Feb. 6, 2000 / Dawn--A Squally First Day at Sea

Source: Sam Low

The winds, having been on vacation from Tahitian waters for almost two month, returned--with fireworks.

Yesterday after an emotional farewell ceremony, Hokule'a raised anchor early in the afternoon and passed through the reef at 2 p.m. While we were still close to the island, the winds were gentle--5-10 knots. As we released the tow line and were raising our sails, a bolt of lighting struck through the clouds at a low peak over Tautira. A few seconds later we were all jolted by a sharp crash of thunder and some crew members reported feeling an eletrical charge in their hands while they were coiling the halyards.

As Tahiti begins to drop lower on the horizon, the wind accelerates and swells pucker the ocean, passing under the canoe.

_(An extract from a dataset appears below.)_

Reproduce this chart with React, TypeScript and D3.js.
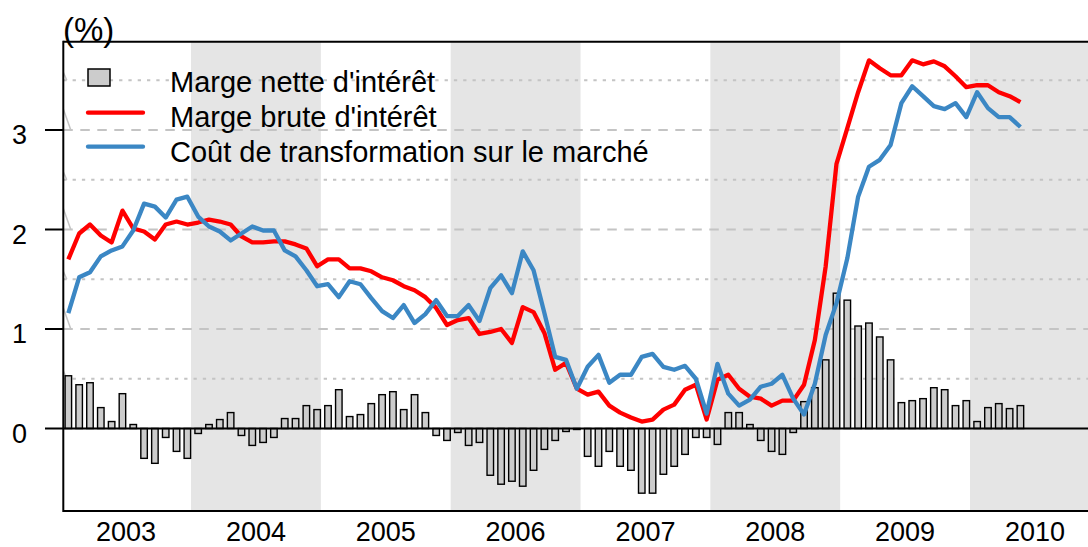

Hokule'a leans against her lee hull and plunges forward--her responses slowed by the heavy load she is carrying.

All around the darkening horizon, too far away to hear thunder, lighting illuminates tight knots of clouds--squalls moving from east to west in the trade wind flow.

Nainoa divides the crew in half--five hours on watch and five hours off, to allow the maximum number of people on watch--a standard procedure in squally weather. The crew has to close up the sails when a squall approaches to prevent wind damage to the rig or the canoe.

Squalls assemble to the east and rush toward us. We take in sail and roll in the troughs of waves, opening our sails again when the squalls has passed. The night is moonless and dark, concealing approaching squalls. We have to listen for them, watch carefully when the horizon is momentarily illuminated by lightning.

A little before midnight, Nainoa orders all sails brailed up and the jib taken down. A few moments later, we are shaken by 40-50 knot gusts driving rain and horizontal strata of water across Hokule'a's deck. A few waves crash aboard. Hokule'a shakes them off.

One such squall hits in the evening watch, another in the morning. By sunset the crew has been forced to close sails at least a dozen time. "If we hadn't closed the sails in time when the big squalls came through, we would be in some difficulty," says Nainoa.

At dawn, Shantell and Ka'iulani meet with Nainoa to report on the navgation: 72 miles from Tahiti. 52 miles to Makatea. "We should see Makatea in about 8 hours. After that, perhaps Mataiva." Nainoa reponds: "We have to be careful about approaching Mataiva. We can't see it at night, so figure your sail plan accordingly."

It's been an uncomfortable first night at sea. But everyone on the crew is doing well, working together wonderfully. We are looking forward to better weather today as we sail toward Makatea, a raised atoll between Tahiti and Rangiroa.